Putin might have postponed Turkey visit due to injury

In this Wednesday Sept. 5, 2012 file photo, Russian President Vladimir Putin waits in a motorized hang glider next to a Siberian white crane, on the Yamal peninsula, in Russia on Thursday. (Photo: AP)
1 November 2012 / TODAY'S ZAMAN WITH AP, İSTANBUL
Russian President Vladimir Putin is speculated to have postponed a planned trip to Turkey because of an injury associated with a highly publicized flight with a flock of cranes.

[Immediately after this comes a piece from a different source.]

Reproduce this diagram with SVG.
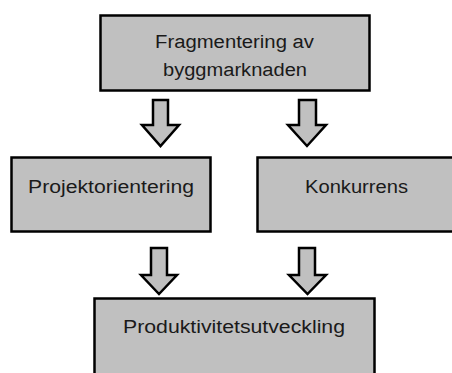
<svg xmlns="http://www.w3.org/2000/svg" width="452" height="373" viewBox="0 0 452 373">
<style>
.box{fill:#c0c0c0;stroke:#000;stroke-width:2.5}
.arr{fill:#c0c0c0;stroke:#000;stroke-width:2.5;stroke-linejoin:miter}
.t{font-family:"Liberation Sans",Arial,sans-serif;font-size:18px;fill:#1a1a1a;text-anchor:start}
</style>
<rect width="452" height="373" fill="#fff"/>
<g id="node-fragmentering">
<rect class="box" x="100.5" y="15.5" width="269" height="75"/>
<text class="t" x="155" y="48" textLength="159" lengthAdjust="spacingAndGlyphs">Fragmentering av</text>
<text class="t" x="163" y="76" textLength="144" lengthAdjust="spacingAndGlyphs">byggmarknaden</text>
</g>
<g id="node-projektorientering">
<rect class="box" x="11.5" y="157.5" width="199" height="74"/>
<text class="t" x="28" y="193" textLength="166" lengthAdjust="spacingAndGlyphs">Projektorientering</text>
</g>
<g id="node-konkurrens">
<rect class="box" x="257.5" y="157.5" width="200" height="74"/>
<text class="t" x="305" y="193" textLength="103" lengthAdjust="spacingAndGlyphs">Konkurrens</text>
</g>
<g id="node-produktivitetsutveckling">
<rect class="box" x="94.5" y="298.5" width="280" height="90"/>
<text class="t" x="123" y="333" textLength="222" lengthAdjust="spacingAndGlyphs">Produktivitetsutveckling</text>
</g>
<g id="connectors">
<path class="arr" d="M153,100 H168 V125 H179 L160.5,146 L142,125 H153 Z"/>
<path class="arr" d="M299,100 H316 V125 H326 L307,146 L288,125 H299 Z"/>
<path class="arr" d="M151,248 H167 V275 H177 L159,294 L141,275 H151 Z"/>
<path class="arr" d="M299,248 H315 V275 H326 L307.5,294 L289,275 H299 Z"/>
</g>
</svg>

Putin was scheduled to visit Turkey on Oct. 14-15, but the visit was postponed, sparking guesswork in Turkey that the decision was linked to disagreements between Ankara and Moscow over Syria. Just a day after the news of postponement, Turkish F-16 jet fighters forced a Syrian plane that had departed from Moscow to land in Ankara on suspicion that it was carrying ammunition to Syria, angering the Russian government.

But now that Putin has rarely left his official residence as of late and postponed trips not only to Turkey but also to India and Bulgaria, it appears that an injury, not the row over Syria, might be behind the change in the Russian president's plans to visit Turkey, even though Putin's spokesman denies it.

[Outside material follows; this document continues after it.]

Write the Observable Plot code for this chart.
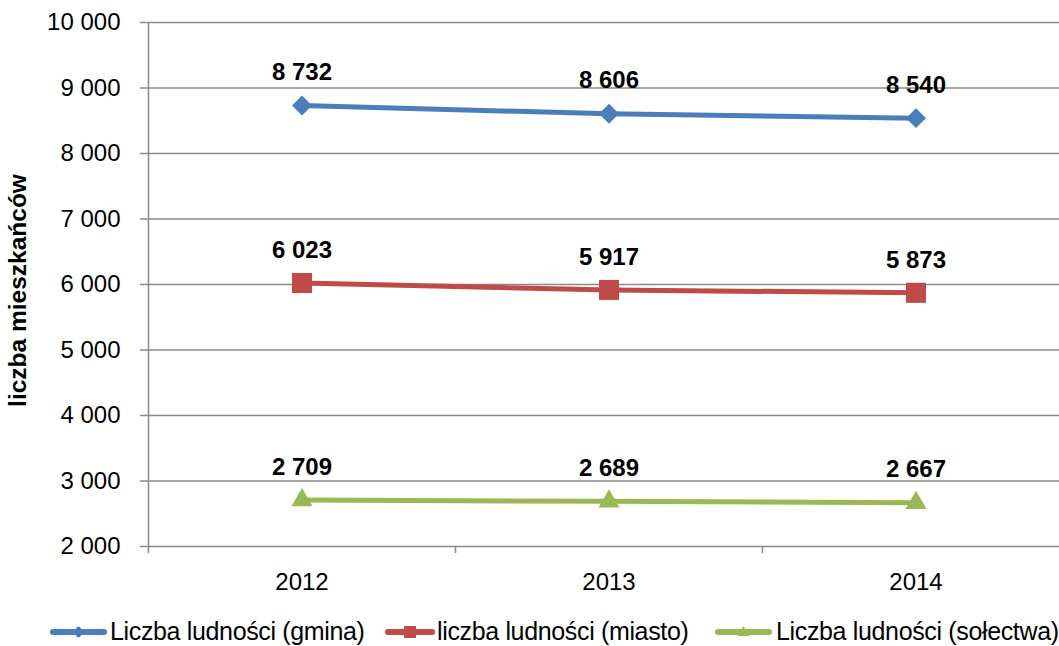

On Thursday, the respected newspaper Vedomosti cited unnamed Kremlin-connected sources saying Putin's September flight in a motorized hang glider accompany migrating cranes had aggravated an old injury.

Putin's spokesman Dmitry Peskov, however, told the state news agency RIA Novosti that Putin had an old injury, but it was not connected to the highly publicized flight. Peskov was quoted as saying Putin was making only infrequent trips to the Kremlin because he didn't want his motorcade to disrupt Moscow's notoriously bad traffic.

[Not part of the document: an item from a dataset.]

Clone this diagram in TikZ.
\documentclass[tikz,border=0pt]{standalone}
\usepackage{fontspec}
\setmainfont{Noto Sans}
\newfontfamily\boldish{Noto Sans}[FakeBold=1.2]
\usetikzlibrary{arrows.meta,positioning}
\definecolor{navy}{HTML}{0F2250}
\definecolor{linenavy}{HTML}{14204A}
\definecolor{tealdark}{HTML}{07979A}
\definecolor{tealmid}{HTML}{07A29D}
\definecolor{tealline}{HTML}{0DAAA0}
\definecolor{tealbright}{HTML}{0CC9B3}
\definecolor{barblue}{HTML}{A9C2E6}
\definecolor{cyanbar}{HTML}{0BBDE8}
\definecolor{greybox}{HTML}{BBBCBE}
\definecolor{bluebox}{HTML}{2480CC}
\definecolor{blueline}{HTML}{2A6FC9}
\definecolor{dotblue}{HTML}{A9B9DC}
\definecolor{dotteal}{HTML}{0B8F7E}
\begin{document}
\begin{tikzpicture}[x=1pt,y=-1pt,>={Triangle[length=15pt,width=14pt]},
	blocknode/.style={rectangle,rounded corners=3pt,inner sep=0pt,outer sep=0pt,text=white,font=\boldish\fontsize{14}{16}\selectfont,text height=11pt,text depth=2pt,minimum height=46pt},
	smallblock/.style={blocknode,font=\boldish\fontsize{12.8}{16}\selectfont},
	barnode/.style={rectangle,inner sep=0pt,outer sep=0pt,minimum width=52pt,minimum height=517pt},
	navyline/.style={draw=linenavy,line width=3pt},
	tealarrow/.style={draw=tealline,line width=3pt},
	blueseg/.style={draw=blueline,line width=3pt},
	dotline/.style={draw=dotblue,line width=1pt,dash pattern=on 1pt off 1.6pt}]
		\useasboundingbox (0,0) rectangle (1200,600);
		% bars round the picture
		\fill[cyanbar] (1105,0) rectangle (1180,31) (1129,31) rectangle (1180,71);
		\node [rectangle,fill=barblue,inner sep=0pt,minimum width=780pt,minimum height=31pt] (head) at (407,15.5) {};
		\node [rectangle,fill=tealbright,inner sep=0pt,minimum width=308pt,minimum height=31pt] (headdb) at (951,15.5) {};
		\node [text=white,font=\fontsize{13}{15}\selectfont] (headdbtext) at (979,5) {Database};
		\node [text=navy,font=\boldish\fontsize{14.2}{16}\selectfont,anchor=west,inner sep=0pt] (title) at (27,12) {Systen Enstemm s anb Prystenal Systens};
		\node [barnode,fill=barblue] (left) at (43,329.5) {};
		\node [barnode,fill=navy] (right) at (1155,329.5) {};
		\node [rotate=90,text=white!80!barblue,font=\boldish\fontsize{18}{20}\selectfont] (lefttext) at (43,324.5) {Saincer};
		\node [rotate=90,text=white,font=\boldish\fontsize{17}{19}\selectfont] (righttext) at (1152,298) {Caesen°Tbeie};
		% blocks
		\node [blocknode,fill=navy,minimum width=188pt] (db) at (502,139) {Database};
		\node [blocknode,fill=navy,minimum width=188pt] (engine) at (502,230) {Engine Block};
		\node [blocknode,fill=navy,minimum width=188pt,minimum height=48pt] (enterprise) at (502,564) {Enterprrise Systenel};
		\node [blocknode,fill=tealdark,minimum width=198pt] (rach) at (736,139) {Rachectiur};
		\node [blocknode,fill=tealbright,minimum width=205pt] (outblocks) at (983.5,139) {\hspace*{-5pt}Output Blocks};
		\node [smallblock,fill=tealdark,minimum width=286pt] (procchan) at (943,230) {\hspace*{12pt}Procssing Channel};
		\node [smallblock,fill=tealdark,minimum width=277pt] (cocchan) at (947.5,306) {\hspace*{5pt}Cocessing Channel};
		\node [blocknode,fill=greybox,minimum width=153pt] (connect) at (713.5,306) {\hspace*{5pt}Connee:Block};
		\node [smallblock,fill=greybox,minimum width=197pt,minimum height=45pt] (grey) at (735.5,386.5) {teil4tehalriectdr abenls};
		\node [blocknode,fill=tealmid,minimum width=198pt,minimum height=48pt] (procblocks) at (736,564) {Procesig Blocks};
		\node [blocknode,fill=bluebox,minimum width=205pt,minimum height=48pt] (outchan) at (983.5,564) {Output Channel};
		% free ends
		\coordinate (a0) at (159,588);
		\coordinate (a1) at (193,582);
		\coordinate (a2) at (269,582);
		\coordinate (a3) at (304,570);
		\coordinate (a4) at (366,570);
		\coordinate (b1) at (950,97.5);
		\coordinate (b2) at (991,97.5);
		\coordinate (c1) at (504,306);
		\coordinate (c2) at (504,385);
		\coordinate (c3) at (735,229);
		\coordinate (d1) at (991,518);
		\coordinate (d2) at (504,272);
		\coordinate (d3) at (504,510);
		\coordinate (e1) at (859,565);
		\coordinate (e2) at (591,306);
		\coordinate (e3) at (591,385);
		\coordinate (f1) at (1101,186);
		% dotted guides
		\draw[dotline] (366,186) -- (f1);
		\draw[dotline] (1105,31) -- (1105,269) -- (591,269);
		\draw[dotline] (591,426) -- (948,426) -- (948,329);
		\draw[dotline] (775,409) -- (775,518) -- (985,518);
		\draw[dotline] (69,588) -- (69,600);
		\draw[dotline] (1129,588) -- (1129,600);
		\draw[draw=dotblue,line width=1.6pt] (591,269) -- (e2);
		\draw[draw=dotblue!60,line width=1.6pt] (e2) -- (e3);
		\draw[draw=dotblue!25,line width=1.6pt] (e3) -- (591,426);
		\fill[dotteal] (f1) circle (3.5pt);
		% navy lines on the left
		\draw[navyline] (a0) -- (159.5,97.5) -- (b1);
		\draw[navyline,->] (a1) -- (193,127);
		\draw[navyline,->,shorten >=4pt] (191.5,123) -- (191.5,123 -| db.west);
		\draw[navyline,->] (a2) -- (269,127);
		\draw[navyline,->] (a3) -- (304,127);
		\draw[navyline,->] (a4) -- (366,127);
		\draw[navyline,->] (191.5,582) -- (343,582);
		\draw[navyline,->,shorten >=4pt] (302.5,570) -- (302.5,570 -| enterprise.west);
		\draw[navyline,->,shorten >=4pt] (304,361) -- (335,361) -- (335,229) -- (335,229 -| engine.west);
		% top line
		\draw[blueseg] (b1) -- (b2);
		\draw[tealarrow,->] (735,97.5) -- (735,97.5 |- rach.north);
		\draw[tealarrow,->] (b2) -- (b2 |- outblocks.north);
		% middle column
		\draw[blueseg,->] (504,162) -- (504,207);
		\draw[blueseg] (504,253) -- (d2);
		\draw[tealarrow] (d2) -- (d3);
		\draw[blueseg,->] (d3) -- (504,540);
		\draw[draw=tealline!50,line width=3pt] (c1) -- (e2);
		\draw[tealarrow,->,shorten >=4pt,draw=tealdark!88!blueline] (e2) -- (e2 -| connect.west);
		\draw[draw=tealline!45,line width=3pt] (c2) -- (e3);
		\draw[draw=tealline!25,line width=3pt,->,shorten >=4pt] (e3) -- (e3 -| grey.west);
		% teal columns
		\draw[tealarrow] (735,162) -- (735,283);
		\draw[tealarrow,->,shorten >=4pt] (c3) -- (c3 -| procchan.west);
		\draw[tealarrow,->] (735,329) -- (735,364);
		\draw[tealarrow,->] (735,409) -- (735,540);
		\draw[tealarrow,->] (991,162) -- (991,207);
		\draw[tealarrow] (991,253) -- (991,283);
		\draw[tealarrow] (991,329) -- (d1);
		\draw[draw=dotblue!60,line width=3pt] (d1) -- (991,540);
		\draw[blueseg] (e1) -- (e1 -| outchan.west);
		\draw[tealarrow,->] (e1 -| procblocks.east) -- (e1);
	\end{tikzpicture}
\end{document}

The presidential motorcade forces the shutdown of large stretches of highway, an inconvenience that many irritated drivers mark by blaring their horns angrily as the president's car races past.

As to the foreign trips that have been put off, Peskov said there was no single reason behind those changes.

The hang gliding flight with the cranes, which took place in September in Vladivostok, was one of Putin's trademark adventurous media events. The 60-year-old Russian leader has assiduously cultivated an image of vigor and daring, including being shown swimming in a Siberian river and petting a tranquilized polar bear in the Arctic. Putin also is a skier and a judo aficionado.

"Indeed he pulled a muscle. It happened before Vladivostok. He was suffering from some muscle pain then," Peskov said, according to Interfax.

Turkey and Russia have close political and business ties but are at odds over Syria. Russia remains an ally of the President Bashar al-Assad regime and has blocked attempts at the UN Security Council to condemn his regime for the bloodshed in Syria. Turkey, on the other hand, is perhaps the staunchest critic of Assad and supports the opposition that seeks to topple him. But both countries have carefully tried to keep the disagreement from affecting their bilateral ties. Ankara has repeatedly condemned inaction by the UN Security Council but has avoided directly confronting Russia over the Syria dispute.